_DATA EXTRACT_:
++++++++++++++++++++

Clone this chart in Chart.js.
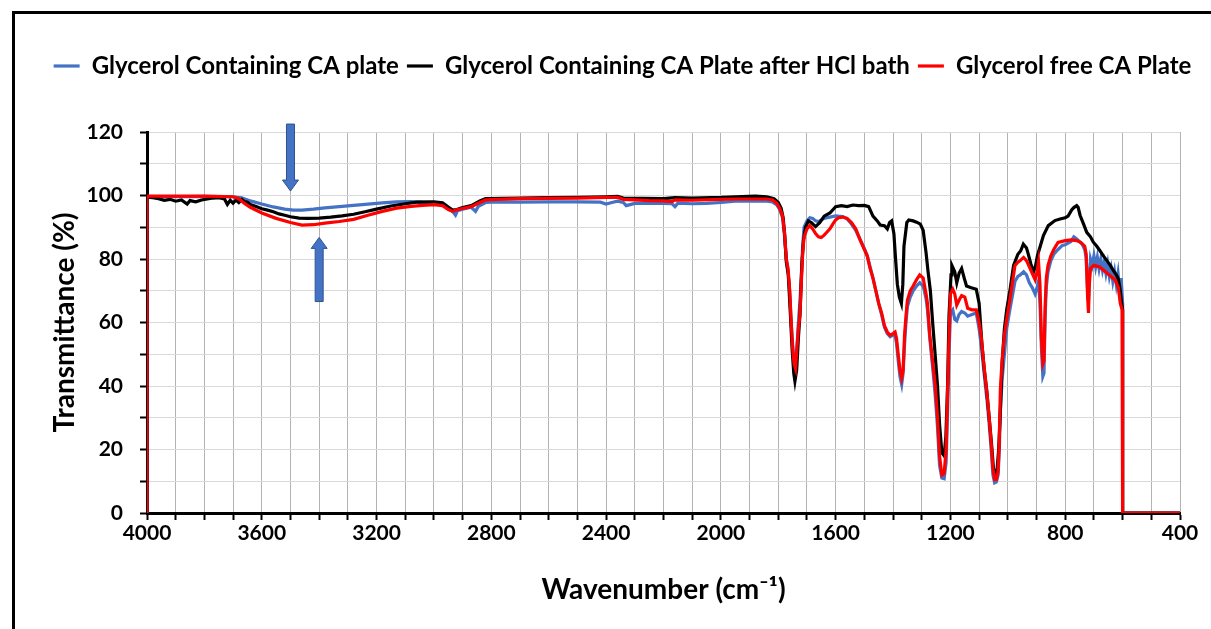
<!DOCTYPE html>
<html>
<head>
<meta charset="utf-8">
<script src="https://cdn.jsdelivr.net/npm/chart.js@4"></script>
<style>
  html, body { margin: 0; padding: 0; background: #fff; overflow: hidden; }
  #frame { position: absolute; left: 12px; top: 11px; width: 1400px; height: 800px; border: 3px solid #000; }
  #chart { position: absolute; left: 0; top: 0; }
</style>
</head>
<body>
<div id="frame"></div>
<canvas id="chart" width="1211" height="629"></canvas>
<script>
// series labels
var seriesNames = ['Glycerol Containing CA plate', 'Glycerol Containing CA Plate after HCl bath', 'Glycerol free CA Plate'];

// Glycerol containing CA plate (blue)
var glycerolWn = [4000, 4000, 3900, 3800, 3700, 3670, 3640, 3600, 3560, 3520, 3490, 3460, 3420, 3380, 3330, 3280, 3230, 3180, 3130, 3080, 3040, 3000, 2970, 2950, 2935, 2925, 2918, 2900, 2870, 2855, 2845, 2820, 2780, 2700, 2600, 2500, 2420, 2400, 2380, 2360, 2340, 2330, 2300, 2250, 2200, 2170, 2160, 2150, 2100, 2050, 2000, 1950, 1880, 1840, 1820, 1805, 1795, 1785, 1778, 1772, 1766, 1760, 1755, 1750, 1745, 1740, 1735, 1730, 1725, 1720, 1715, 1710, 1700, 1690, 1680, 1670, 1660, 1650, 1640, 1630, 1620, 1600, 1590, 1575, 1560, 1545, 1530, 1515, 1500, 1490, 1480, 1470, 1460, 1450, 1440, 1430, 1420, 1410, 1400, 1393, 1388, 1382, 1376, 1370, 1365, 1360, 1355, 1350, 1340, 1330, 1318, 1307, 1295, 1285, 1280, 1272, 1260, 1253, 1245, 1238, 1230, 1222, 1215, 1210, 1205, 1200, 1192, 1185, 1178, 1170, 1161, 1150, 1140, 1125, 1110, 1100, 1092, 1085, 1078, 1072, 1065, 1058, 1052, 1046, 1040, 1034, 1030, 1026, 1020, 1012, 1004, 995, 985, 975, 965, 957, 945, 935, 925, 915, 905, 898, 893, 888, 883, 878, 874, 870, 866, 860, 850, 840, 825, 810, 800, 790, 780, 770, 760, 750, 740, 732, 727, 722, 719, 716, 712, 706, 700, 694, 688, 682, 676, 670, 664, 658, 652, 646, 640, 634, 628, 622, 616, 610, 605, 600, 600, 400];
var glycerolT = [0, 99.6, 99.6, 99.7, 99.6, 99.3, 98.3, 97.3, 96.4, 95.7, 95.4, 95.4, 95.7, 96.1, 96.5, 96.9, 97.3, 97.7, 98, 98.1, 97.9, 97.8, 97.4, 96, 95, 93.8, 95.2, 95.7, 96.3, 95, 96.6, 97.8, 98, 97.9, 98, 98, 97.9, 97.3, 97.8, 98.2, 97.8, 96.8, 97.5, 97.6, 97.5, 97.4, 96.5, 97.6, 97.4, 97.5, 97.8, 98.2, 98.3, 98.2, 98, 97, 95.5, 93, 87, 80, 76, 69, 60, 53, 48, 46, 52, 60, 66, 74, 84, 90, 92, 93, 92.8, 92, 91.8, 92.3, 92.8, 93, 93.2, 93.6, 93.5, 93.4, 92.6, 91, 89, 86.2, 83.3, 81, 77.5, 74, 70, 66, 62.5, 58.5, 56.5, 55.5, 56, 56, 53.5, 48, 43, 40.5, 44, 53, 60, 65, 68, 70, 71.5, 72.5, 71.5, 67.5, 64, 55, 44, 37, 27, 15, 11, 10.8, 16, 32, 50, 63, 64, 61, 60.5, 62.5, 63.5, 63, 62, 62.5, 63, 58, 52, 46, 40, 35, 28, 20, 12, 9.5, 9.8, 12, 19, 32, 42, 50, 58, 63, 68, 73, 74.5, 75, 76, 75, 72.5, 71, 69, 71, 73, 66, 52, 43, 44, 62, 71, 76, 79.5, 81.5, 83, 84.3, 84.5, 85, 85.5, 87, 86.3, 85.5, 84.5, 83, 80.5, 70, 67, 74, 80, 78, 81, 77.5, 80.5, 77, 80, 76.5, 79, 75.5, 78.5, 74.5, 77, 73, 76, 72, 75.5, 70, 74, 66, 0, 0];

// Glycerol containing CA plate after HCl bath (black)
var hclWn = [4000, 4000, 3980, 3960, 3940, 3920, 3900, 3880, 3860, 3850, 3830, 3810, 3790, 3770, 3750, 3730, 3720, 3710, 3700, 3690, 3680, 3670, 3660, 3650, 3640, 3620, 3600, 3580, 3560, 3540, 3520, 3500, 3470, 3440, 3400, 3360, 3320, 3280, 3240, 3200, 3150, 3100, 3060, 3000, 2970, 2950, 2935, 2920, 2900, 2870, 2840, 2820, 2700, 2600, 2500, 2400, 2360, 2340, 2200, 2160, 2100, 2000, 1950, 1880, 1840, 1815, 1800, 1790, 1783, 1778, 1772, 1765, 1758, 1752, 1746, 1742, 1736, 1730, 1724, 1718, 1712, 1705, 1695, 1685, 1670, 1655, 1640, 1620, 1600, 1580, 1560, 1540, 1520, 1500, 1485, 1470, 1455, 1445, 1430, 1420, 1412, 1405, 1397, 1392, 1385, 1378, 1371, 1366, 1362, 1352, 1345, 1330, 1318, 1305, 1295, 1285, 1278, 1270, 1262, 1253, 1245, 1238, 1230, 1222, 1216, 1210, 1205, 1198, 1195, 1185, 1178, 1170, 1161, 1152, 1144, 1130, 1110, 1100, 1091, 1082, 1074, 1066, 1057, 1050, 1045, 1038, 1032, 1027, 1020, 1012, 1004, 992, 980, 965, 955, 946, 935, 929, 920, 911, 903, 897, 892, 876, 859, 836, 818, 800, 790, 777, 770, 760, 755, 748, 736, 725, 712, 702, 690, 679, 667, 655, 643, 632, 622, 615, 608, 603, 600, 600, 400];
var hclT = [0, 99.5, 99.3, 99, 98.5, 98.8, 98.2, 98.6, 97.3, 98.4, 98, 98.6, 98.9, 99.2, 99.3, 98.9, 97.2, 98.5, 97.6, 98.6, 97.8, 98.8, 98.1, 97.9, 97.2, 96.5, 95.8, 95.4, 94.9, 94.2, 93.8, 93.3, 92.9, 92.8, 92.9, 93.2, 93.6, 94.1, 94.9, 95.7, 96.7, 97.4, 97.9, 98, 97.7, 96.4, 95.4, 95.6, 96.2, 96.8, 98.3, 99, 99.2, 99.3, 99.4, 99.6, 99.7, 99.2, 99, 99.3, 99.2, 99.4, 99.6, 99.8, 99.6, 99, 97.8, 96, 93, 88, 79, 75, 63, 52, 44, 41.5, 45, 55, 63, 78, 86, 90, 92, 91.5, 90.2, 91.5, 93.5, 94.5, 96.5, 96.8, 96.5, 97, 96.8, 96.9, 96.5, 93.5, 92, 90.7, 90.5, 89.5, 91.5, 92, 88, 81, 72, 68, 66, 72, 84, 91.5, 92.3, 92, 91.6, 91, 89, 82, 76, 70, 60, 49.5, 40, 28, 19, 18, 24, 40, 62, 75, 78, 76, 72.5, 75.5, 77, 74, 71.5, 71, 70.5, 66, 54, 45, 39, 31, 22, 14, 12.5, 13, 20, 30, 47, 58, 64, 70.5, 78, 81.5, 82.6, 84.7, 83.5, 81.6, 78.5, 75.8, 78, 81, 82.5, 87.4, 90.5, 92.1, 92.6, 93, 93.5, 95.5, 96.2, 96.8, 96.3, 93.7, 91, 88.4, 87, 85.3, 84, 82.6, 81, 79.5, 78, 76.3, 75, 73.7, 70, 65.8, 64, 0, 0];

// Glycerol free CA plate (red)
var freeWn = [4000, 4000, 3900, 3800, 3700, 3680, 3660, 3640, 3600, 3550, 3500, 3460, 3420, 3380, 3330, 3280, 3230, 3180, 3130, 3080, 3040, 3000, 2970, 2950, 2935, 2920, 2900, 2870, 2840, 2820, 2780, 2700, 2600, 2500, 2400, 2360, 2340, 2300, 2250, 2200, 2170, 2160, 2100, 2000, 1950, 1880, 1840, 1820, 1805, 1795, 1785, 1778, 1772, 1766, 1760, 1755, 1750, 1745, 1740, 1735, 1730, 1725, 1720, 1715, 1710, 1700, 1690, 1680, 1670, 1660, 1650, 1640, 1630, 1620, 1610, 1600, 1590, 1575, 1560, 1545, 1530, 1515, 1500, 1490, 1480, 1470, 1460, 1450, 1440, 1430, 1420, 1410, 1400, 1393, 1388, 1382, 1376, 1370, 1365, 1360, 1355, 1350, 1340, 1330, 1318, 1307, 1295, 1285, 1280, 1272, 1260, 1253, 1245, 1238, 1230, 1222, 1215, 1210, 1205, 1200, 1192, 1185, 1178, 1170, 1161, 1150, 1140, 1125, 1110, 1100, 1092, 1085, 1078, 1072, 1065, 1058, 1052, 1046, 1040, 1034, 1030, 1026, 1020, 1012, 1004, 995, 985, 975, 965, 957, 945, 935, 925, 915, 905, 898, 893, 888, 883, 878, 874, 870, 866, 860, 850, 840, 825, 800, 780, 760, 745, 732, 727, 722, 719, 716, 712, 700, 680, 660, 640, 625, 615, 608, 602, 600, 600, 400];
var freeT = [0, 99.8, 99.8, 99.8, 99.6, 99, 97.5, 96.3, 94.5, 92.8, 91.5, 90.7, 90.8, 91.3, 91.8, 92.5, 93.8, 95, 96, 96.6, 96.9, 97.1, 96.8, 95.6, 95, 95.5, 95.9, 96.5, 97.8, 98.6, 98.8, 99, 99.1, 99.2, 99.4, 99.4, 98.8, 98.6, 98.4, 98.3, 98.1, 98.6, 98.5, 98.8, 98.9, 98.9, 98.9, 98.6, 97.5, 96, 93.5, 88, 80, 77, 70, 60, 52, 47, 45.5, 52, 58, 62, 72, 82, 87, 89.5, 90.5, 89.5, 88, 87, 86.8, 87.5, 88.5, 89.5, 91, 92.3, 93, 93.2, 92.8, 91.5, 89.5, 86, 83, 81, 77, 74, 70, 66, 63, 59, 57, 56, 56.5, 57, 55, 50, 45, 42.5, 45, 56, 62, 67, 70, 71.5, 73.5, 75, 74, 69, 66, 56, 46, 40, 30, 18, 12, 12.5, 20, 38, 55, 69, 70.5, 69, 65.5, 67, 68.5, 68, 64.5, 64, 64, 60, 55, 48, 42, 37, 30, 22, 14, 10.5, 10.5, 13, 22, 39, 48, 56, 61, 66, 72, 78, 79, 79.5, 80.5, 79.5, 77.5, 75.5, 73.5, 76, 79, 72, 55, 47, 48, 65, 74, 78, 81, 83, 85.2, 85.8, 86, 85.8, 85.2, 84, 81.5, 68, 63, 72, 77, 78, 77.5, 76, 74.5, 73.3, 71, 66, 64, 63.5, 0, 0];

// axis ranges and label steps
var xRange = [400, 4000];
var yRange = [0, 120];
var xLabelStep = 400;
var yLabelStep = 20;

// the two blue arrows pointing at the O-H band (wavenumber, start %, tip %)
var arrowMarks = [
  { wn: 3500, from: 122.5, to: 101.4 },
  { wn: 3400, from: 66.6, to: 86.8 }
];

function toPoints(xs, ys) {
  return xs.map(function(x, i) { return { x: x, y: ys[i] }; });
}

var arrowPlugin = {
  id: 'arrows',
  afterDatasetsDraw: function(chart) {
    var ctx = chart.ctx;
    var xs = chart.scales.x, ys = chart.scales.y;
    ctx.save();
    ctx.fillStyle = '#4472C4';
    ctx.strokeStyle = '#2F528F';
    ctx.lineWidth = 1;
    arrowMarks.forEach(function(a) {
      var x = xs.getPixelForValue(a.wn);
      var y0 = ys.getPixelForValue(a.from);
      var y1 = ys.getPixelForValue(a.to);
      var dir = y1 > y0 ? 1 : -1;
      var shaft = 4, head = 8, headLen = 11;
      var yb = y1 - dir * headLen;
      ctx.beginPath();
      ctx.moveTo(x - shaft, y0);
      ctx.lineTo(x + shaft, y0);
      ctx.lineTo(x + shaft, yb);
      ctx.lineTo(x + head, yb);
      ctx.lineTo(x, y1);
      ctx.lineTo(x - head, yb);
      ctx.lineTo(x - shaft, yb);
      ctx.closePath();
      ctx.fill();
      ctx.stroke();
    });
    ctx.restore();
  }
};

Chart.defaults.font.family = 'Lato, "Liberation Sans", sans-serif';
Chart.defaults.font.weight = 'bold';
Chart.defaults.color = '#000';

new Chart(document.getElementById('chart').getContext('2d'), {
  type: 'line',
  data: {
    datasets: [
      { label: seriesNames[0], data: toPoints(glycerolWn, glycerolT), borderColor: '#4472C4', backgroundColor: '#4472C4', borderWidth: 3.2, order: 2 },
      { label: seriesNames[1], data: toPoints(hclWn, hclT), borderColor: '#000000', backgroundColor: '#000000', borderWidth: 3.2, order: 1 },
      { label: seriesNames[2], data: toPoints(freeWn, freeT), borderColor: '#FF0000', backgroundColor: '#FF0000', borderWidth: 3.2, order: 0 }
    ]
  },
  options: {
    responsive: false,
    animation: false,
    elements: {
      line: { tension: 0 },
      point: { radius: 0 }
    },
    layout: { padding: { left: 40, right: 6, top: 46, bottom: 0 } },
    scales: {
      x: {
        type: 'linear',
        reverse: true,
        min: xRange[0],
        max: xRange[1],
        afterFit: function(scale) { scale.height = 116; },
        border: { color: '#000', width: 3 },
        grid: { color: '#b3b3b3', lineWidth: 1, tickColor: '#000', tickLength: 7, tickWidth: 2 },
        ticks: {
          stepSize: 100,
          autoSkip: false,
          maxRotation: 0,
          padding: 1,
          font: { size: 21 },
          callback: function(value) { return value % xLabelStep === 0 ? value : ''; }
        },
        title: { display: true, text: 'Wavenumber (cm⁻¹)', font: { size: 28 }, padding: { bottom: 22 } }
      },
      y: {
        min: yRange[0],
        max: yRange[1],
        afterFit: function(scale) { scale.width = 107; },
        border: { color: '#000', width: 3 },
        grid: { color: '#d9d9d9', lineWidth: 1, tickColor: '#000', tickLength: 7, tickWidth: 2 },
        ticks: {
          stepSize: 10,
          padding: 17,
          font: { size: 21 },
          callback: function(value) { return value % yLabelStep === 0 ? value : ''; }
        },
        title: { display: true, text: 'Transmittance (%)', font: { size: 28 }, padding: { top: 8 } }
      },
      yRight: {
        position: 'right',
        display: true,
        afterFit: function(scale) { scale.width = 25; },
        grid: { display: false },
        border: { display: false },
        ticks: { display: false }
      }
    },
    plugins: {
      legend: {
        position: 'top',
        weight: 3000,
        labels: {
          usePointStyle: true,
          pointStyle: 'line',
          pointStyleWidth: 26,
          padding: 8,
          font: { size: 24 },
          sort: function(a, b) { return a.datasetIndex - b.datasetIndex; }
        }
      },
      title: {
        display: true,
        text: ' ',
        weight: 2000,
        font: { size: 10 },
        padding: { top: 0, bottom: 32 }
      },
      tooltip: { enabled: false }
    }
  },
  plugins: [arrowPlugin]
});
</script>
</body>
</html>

++++++++++++++++++++

Write out the lines from the start of the material to the line with "var seriesNames = ['Glycerol", inclusive and exactly. Skip the pictures.

Clone this chart in Chart.js.
<!DOCTYPE html>
<html>
<head>
<meta charset="utf-8">
<script src="https://cdn.jsdelivr.net/npm/chart.js@4"></script>
<style>
  html, body { margin: 0; padding: 0; background: #fff; overflow: hidden; }
  #frame { position: absolute; left: 12px; top: 11px; width: 1400px; height: 800px; border: 3px solid #000; }
  #chart { position: absolute; left: 0; top: 0; }
</style>
</head>
<body>
<div id="frame"></div>
<canvas id="chart" width="1211" height="629"></canvas>
<script>
// series labels
var seriesNames = ['Glycerol Containing CA plate', 'Glycerol Containing CA Plate after HCl bath', 'Glycerol free CA Plate'];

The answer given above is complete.